Editor’s Note: Joseph Demerly Bell is a native Buffalonian who is now a licensed funeral director in South Carolina. He shared some poignant reminders about the dignity of life on his social media platform and agreed to share his good words here on Spectrum Health Voices. These are simple yet powerful things to remember as we continue to heal and grow together toward a place of hope.
I’ve learned some things in my current role as a licensed funeral director; much of it is technical but just as much is observational. Here are some takeaways that I hope you’ll find thought-provoking:
Your Words Matter
– Make sure the last thing you say to everyone you come into contact with is positive and meaningful. “I love you,” “thank you,” or “be safe” are good examples.
– Frequently write letters (or texts, or emails) to people you care about. A happy morning emoji or meme or recent photo can set an awesome tone for someone’s day.
– Never go to bed angry, frustrated, mad, spiteful, or depressed. Pick up a phone, have a conversation with someone you trust, forgive, forget, and dream of happy things.
Live Life Fully
– Don’t put off until tomorrow something that might help someone today. Tomorrow isn’t guaranteed.

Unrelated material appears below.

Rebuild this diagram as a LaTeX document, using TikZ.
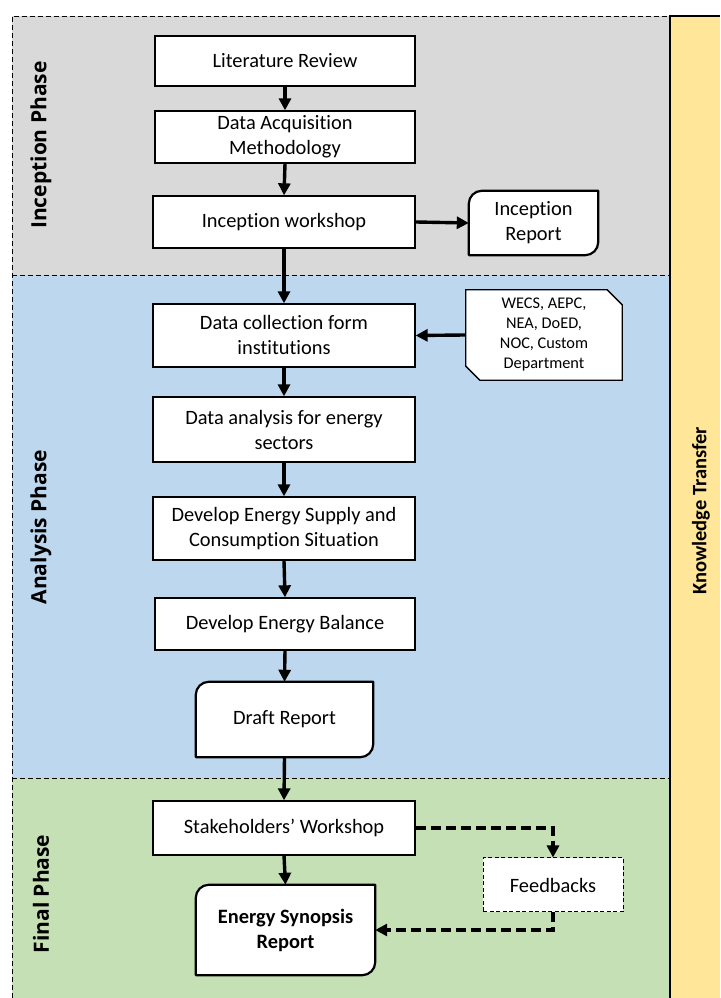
\documentclass[tikz,border=0pt]{standalone}
\usepackage{fontspec}
\setmainfont{Carlito}[Ligatures=NoCommon]
\newfontfamily\phasefont{Open Sans}
\usetikzlibrary{arrows.meta,calc}
\definecolor{bandgray}{HTML}{D9D9D9}
\definecolor{bandblue}{HTML}{BDD7EE}
\definecolor{bandgreen}{HTML}{C5E0B4}
\definecolor{bandyellow}{HTML}{FFE699}
\tikzset{
  stepbox/.style={draw=black, line width=1.3pt, fill=white, align=center, inner sep=2pt,
    font=\fontsize{20.4}{25}\selectfont},
  docbox/.style={draw=none, fill=none, align=center, inner sep=2pt,
    font=\fontsize{20.4}{25}\selectfont},
  docline/.style={draw=black, line width=2.2pt, fill=white, line join=round},
  notebox/.style={draw=none, align=center, inner sep=1pt, font=\fontsize{16.3}{20}\selectfont},
  flow/.style={line width=3.4pt, -{Triangle[length=12pt,width=12pt]}},
  dflow/.style={line width=3.4pt, dash pattern=on 10pt off 5pt, -{Triangle[length=12pt,width=12pt]}},
  sepline/.style={line width=0.9pt, dash pattern=on 5pt off 3pt},
  phaselabel/.style={rotate=90, font=\phasefont\bfseries\fontsize{21}{24}\selectfont},
}
\newcommand{\docoutline}[1]{%
  \filldraw[docline] (#1.south west) -- ([yshift=-13pt]#1.north west)
    arc[start angle=180,end angle=90,radius=13pt] -- (#1.north east)
    -- ([yshift=13pt]#1.south east) arc[start angle=0,end angle=-90,radius=13pt] -- cycle;}
\begin{document}
\begin{tikzpicture}[x=1pt,y=1pt]
\useasboundingbox (0,0) rectangle (720,998);
% bands
\fill[bandgray] (12,723) rectangle (670,982);
\fill[bandblue] (12,220) rectangle (670,723);
\fill[bandgreen] (12,0) rectangle (670,220);
\fill[bandyellow] (670,0) rectangle (720,982);
\draw[line width=2pt] (670,0) -- (670,982) -- (720,982);
\draw[sepline] (12,0) -- (12,982) -- (670,982);
\draw[sepline] (12,723) -- (670,723);
\draw[sepline] (12,220) -- (670,220);
% phase labels
\node[phaselabel] (pin) at (41,853) {Inception Phase};
\node[phaselabel] (pan) at (41,471) {Analysis Phase};
\node[phaselabel] (pfi) at (41,104) {Final Phase};
\node[rotate=90, font=\bfseries\fontsize{20.5}{23}\selectfont] (kt) at (701,487) {Knowledge Transfer};
% boxes
\node[stepbox, minimum width=260pt, minimum height=50pt] (lit) at (285,937) {Literature Review};
\node[stepbox, minimum width=260pt, minimum height=52pt] (daq) at (285,861) {Data Acquisition\\Methodology};
\node[stepbox, minimum width=262pt, minimum height=52pt] (iws) at (284,776) {Inception workshop};
\node[docbox, minimum width=129pt, minimum height=64pt] (irep) at (533.5,775) {};
\docoutline{irep}
\node[docbox] at (irep) {Inception\\Report};
\node[stepbox, minimum width=262pt, minimum height=63pt] (dcol) at (284,662.5) {Data collection form\\institutions};
\node[notebox, minimum width=156pt, minimum height=90pt] (wecs) at (544,663) {};
\filldraw[draw=black, line width=1.3pt, fill=white]
  (wecs.north west) -- ([xshift=-15pt]wecs.north east) -- ([yshift=-15pt]wecs.north east)
  -- (wecs.south east) -- ([xshift=14pt]wecs.south west) -- ([yshift=14pt]wecs.south west) -- cycle;
\node[notebox] at (wecs) {WECS, AEPC,\\NEA, DoED,\\NOC, Custom\\Department};
\node[stepbox, minimum width=262pt, minimum height=65pt] (dana) at (284,568.5) {Data analysis for energy\\sectors};
\node[stepbox, minimum width=262pt, minimum height=63pt] (dsup) at (284,469.5) {Develop Energy Supply and\\Consumption Situation};
\node[stepbox, minimum width=260pt, minimum height=52pt] (dbal) at (285,374) {Develop Energy Balance};
\node[docbox, minimum width=177pt, minimum height=75pt] (draft) at (284.5,278.5) {};
\docoutline{draft}
\node[docbox] at (draft) {Draft Report};
\node[stepbox, minimum width=262pt, minimum height=54pt] (stake) at (284,170) {Stakeholders’ Workshop};
\node[stepbox, dash pattern=on 4pt off 2.5pt, line width=1pt, minimum width=140pt, minimum height=54pt] (feed) at (553,113) {Feedbacks};
\node[docbox, minimum width=179pt, minimum height=90pt] (syn) at (285.5,68) {};
\docoutline{syn}
\node[docbox, font=\bfseries\fontsize{20.4}{25}\selectfont] at (syn) {Energy Synopsis\\Report};
% connectors
\draw[flow] (lit.south) -- (daq.north);
\draw[flow] (daq.south) -- (iws.north);
\draw[flow] (iws.east) -- (irep.west);
\draw[flow] (iws.south) -- (dcol.north);
\draw[flow] (wecs.west) -- (dcol.east);
\draw[flow] (dcol.south) -- (dana.north);
\draw[flow] (dana.south) -- (dsup.north);
\draw[flow] (dsup.south) -- (dbal.north);
\draw[flow] (dbal.south) -- (draft.north);
\draw[flow] (draft.south) -- (stake.north);
\draw[flow] (stake.south) -- (syn.north);
\draw[dflow] (stake.east) -| (feed.north);
\draw[dflow] (feed.south) |- (syn.east);
\end{tikzpicture}
\end{document}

– If you’re not feeling well (physically, emotionally, or otherwise), seek professional help. There are doctors of all expertise available online, but emergencies should not be delayed. If you’re concerned about the cost, think about the alternative instead.
– Don’t do drugs. The first time may be your last time. And don’t over-imbibe on alcohol – certainly don’t drive or take responsibility for others while under the influence.
Make and Keep Priorities
– Work to live, don’t live to work (I have trouble with this one.) Find something you like and want to do that will pay your bills. You don’t have to live like the Kardashians to be happy.
Yes, Your Words MATTER
– Compliment each other and strangers. Sincerely.
– Tell those you love you love them. Whenever you see them or think of them. There are worse things in life than to sound like a broken record – especially if the song playing is uplifting and meaningful.